Title: A proposed hybrid algorithm for mining frequent patterns on Spark
Authors: Wael Mohamed; Manal A. Abdel-Fattah
Addresses: Information Systems Department, Faculty of Computers and Information, Helwan University, Helwan, Egypt ' Information Systems Department, Faculty of Computers and Information, Helwan University, Helwan, Egypt
Abstract: Frequent itemset mining is one of the most important data mining techniques applied to discover frequent itemset, interesting information, and correlation from data. Many algorithms such as Apriori, Fp-growth and Eclat have been adjusted and implemented to deal with big data.

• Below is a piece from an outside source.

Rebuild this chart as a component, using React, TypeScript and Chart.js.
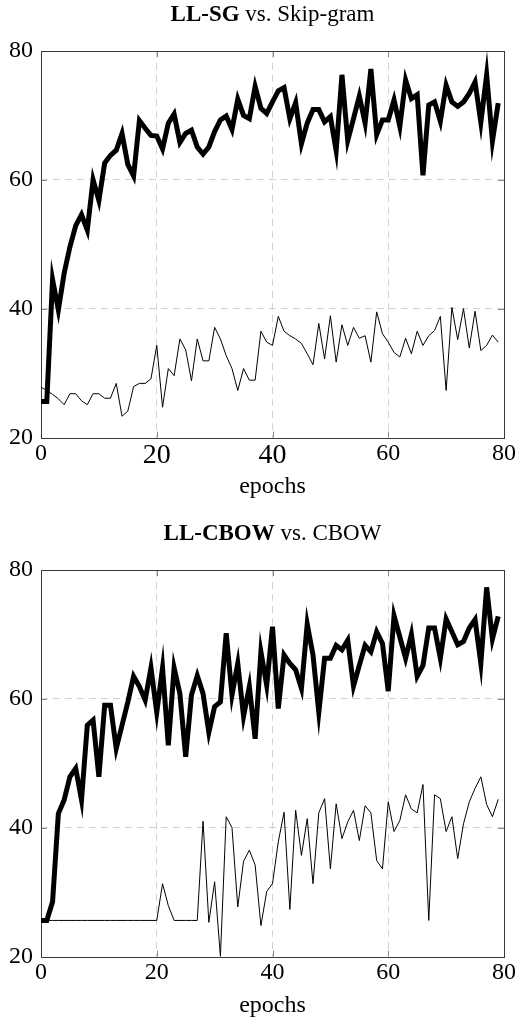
import React, { useEffect, useRef } from "react";
import { Chart, registerables } from "chart.js";

Chart.register(...registerables);

const epochs: number[] = Array.from({ length: 80 }, (_, i) => i);

const xTickValues = [0, 20, 40, 60, 80];
const yTickValues = [20, 40, 60, 80];

// LL-SG (thick) vs. Skip-gram (thin)
const sgLL = [
  25.6, 25.6, 44.5, 39.8, 45.5, 49.6, 52.9, 54.6, 52.2, 60.0,
  56.8, 62.6, 63.8, 64.6, 67.2, 62.4, 60.6, 69.2, 68.0, 66.9,
  66.8, 64.8, 68.8, 70.2, 65.8, 67.2, 67.7, 65.1, 64.0, 65.1,
  67.5, 69.3, 69.9, 67.8, 72.5, 70.0, 69.5, 74.5, 71.1, 70.3,
  72.1, 73.8, 74.3, 69.5, 72.0, 65.6, 68.8, 70.9, 70.9, 69.0,
  69.8, 64.5, 76.3, 66.1, 69.5, 73.0, 68.8, 77.2, 67.0, 69.3,
  69.3, 72.4, 68.3, 75.5, 72.6, 73.2, 60.7, 71.6, 72.1, 69.1,
  74.7, 72.1, 71.4, 72.1, 73.4, 75.2, 68.9, 76.3, 66.0, 71.9,
];
const sgBase = [
  27.8, 27.3, 26.7, 26.0, 25.1, 26.8, 26.8, 25.7, 25.1, 26.8,
  26.8, 26.1, 26.1, 28.4, 23.3, 24.1, 27.9, 28.4, 28.4, 29.1,
  34.3, 24.7, 30.7, 29.6, 35.3, 33.6, 28.8, 35.3, 31.9, 31.9,
  37.1, 35.3, 32.7, 30.7, 27.3, 30.7, 28.9, 28.9, 36.5, 34.8,
  34.3, 38.8, 36.5, 35.8, 35.3, 34.6, 33.0, 31.3, 37.7, 32.2,
  38.9, 31.7, 37.5, 34.3, 37.1, 35.4, 35.8, 31.7, 39.5, 36.1,
  34.8, 33.2, 32.5, 35.4, 33.0, 36.5, 34.3, 35.8, 36.6, 38.8,
  27.3, 40.2, 35.2, 40.0, 33.9, 39.6, 33.5, 34.3, 35.9, 34.8,
];

// LL-CBOW (thick) vs. CBOW (thin)
const cbowLL = [
  25.6, 25.6, 28.5, 42.2, 44.3, 47.9, 49.2, 44.3, 55.9, 56.7,
  47.9, 59.0, 59.0, 52.3, 55.9, 59.5, 63.5, 61.9, 59.8, 64.8,
  57.9, 64.8, 52.8, 64.8, 60.8, 51.0, 60.6, 63.6, 60.8, 54.8,
  58.8, 59.5, 70.2, 60.6, 65.5, 57.3, 61.9, 53.8, 67.3, 62.1,
  71.2, 58.5, 66.8, 65.5, 64.5, 61.6, 71.6, 66.8, 57.9, 66.3,
  66.3, 68.3, 67.6, 69.1, 62.0, 65.2, 68.3, 67.3, 70.4, 68.6,
  61.2, 72.9, 69.6, 66.3, 70.0, 63.5, 65.2, 71.0, 71.0, 66.3,
  72.4, 70.4, 68.4, 68.9, 71.0, 72.3, 65.5, 77.3, 69.3, 72.8,
];
const cbowBase = [
  25.6, 25.6, 25.6, 25.6, 25.6, 25.6, 25.6, 25.6, 25.6, 25.6,
  25.6, 25.6, 25.6, 25.6, 25.6, 25.6, 25.6, 25.6, 25.6, 25.6,
  25.6, 31.3, 27.9, 25.6, 25.6, 25.6, 25.6, 25.6, 41.0, 25.3,
  31.6, 20.0, 41.7, 40.0, 27.7, 34.8, 36.5, 34.2, 24.8, 30.1,
  31.3, 37.8, 42.4, 27.3, 42.7, 35.7, 41.4, 31.3, 42.3, 44.5,
  33.6, 43.7, 38.3, 40.9, 42.7, 38.0, 43.4, 42.3, 34.9, 33.6,
  44.0, 39.4, 41.1, 45.1, 42.9, 42.3, 46.7, 25.6, 45.1, 44.5,
  39.4, 41.7, 35.2, 40.6, 44.0, 46.1, 47.9, 43.6, 41.7, 44.4,
];

const SERIF = '"Liberation Serif", "Times New Roman", Times, serif';

type PanelProps = {
  top: number;
  height: number;
  boldTitle: string;
  restTitle: string;
  ll: number[];
  base: number[];
  bigTicks: number[];
};

const PLOT_TOP = 51;
const PLOT_BOTTOM = 437.5;
const PLOT_LEFT = 41;
const PLOT_RIGHT = 505;

function Panel({ top, height, boldTitle, restTitle, ll, base, bigTicks }: PanelProps) {
  const ref = useRef<HTMLCanvasElement | null>(null);

  useEffect(() => {
    if (!ref.current) return;

    const framePlugin = {
      id: "frame",
      beforeDatasetsDraw(chart: any) {
        const { ctx, chartArea } = chart;
        const { left, right, top: t, bottom } = chartArea;
        const xs = chart.scales.x;
        const ys = chart.scales.y;
        ctx.save();
        ctx.strokeStyle = "#8a8a8a";
        ctx.lineWidth = 1;
        ctx.setLineDash([]);
        const tl = 6;
        for (const v of xTickValues.slice(1, -1)) {
          const px = Math.round(xs.getPixelForValue(v)) + 0.5;
          ctx.beginPath();
          ctx.moveTo(px, t);
          ctx.lineTo(px, t + tl);
          ctx.moveTo(px, bottom);
          ctx.lineTo(px, bottom - tl);
          ctx.stroke();
        }
        for (const v of yTickValues.slice(1, -1)) {
          const py = Math.round(ys.getPixelForValue(v)) + 0.5;
          ctx.beginPath();
          ctx.moveTo(left, py);
          ctx.lineTo(left + tl, py);
          ctx.moveTo(right, py);
          ctx.lineTo(right - tl, py);
          ctx.stroke();
        }
        ctx.strokeStyle = "#3a3a3a";
        ctx.lineWidth = 1;
        ctx.strokeRect(Math.round(left) + 0.5, Math.round(t) + 0.5, Math.round(right - left), Math.round(bottom - t));
        ctx.restore();
      },
      afterDraw(chart: any) {
        const { ctx, chartArea } = chart;
        const cx = (chartArea.left + chartArea.right) / 2;
        ctx.save();
        ctx.fillStyle = "#000";
        ctx.textBaseline = "alphabetic";
        ctx.textAlign = "left";
        ctx.font = `bold 23px ${SERIF}`;
        const wb = ctx.measureText(boldTitle).width;
        ctx.font = `23px ${SERIF}`;
        const wr = ctx.measureText(restTitle).width;
        const x0 = cx - (wb + wr) / 2;
        ctx.font = `bold 23px ${SERIF}`;
        ctx.fillText(boldTitle, x0, 21);
        ctx.font = `23px ${SERIF}`;
        ctx.fillText(restTitle, x0 + wb, 21);
        ctx.restore();
      },
    };

    const gridColor = (lo: number, hi: number) => (c: any) =>
      c.tick && (c.tick.value === lo || c.tick.value === hi) ? "rgba(0,0,0,0)" : "#d2d2d2";

    const chart = new Chart(ref.current, {
      type: "line",
      data: {
        datasets: [
          {
            data: base.map((v, i) => ({ x: epochs[i], y: v })),
            borderColor: "#000",
            borderWidth: 1,
            pointRadius: 0,
            tension: 0,
            borderJoinStyle: "miter",
            fill: false,
          },
          {
            data: ll.map((v, i) => ({ x: epochs[i], y: v })),
            borderColor: "#000",
            borderWidth: 5,
            pointRadius: 0,
            tension: 0,
            borderJoinStyle: "miter",
            borderCapStyle: "butt",
            fill: false,
          },
        ],
      },
      options: {
        responsive: false,
        animation: false,
        devicePixelRatio: 1,
        events: [],
        layout: { padding: { top: PLOT_TOP, left: 0, right: 520 - PLOT_RIGHT, bottom: 0 } },
        plugins: {
          legend: { display: false },
          tooltip: { enabled: false },
          title: { display: false },
        },
        scales: {
          x: {
            type: "linear",
            min: 0,
            max: 80,
            afterFit: (s: any) => {
              s.height = height - PLOT_BOTTOM;
            },
            afterBuildTicks: (s: any) => {
              s.ticks = xTickValues.map((v) => ({ value: v }));
            },
            grid: { color: gridColor(0, 80), drawTicks: false, lineWidth: 1 },
            border: { display: false, dash: [7, 5] },
            ticks: {
              padding: 4,
              maxRotation: 0,
              autoSkip: false,
              color: "#000",
              font: (c: any) => ({
                family: SERIF,
                size: c.tick && bigTicks.includes(c.tick.value) ? 28 : 24,
                lineHeight: 1,
              }),
            },
            title: {
              display: true,
              text: "epochs",
              color: "#000",
              font: { family: SERIF, size: 24, lineHeight: 1 },
              padding: { top: 0, bottom: height - 487 - 12 },
            },
          },
          y: {
            type: "linear",
            min: 20,
            max: 80,
            afterFit: (s: any) => {
              s.width = PLOT_LEFT;
            },
            afterBuildTicks: (s: any) => {
              s.ticks = yTickValues.map((v) => ({ value: v }));
            },
            grid: { color: gridColor(20, 80), drawTicks: false, lineWidth: 1 },
            border: { display: false, dash: [7, 5] },
            ticks: {
              padding: 8,
              color: "#000",
              font: { family: SERIF, size: 24, lineHeight: 1 },
            },
          },
        },
      } as any,
      plugins: [framePlugin],
    });

    return () => chart.destroy();
  }, []);

  return (
    <canvas
      ref={ref}
      width={520}
      height={height}
      style={{ position: "absolute", left: 0, top, width: 520, height, display: "block" }}
    />
  );
}

export default function App() {
  return (
    <div
      style={{
        position: "absolute",
        left: 0,
        top: 0,
        width: 520,
        height: 1021,
        background: "#fff",
        overflow: "hidden",
      }}
    >
      <Panel top={0} height={519} boldTitle="LL-SG" restTitle=" vs. Skip-gram" ll={sgLL} base={sgBase} bigTicks={[20, 40]} />
      <Panel top={519} height={502} boldTitle="LL-CBOW" restTitle=" vs. CBOW" ll={cbowLL} base={cbowBase} bigTicks={[]} />
    </div>
  );
}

Those algorithms are implemented on big data processing engines such as MapReduce and Spark. However, the existing implementations have limitations. Consequently, this paper proposes a hybrid algorithm to mine frequent patterns on sparse big dataset over Spark platform. The proposed hybrid algorithm uses Apriori in the first few levels then switches to use Eclat for the rest of levels. The proposed hybrid algorithm consists of four phases. Experiments for testing the performance of the proposed algorithm are conducted, and the elapsed time of the proposed hybrid algorithm is compared with parallel fp-growth, YAFIM and Eclat-Spark. The proposed algorithm outperforms YAFIM, Eclat, and fp-growth with a high degree of minimum support.
Keywords: big data; frequent pattern mining; Eclat; Apriori; Spark.
DOI: 10.1504/IJBIDM.2022.120833
International Journal of Business Intelligence and Data Mining, 2022 Vol.20 No.2, pp.146 - 169
Received: 17 May 2019
Accepted: 24 Feb 2020
Published online: 11 Feb 2022 *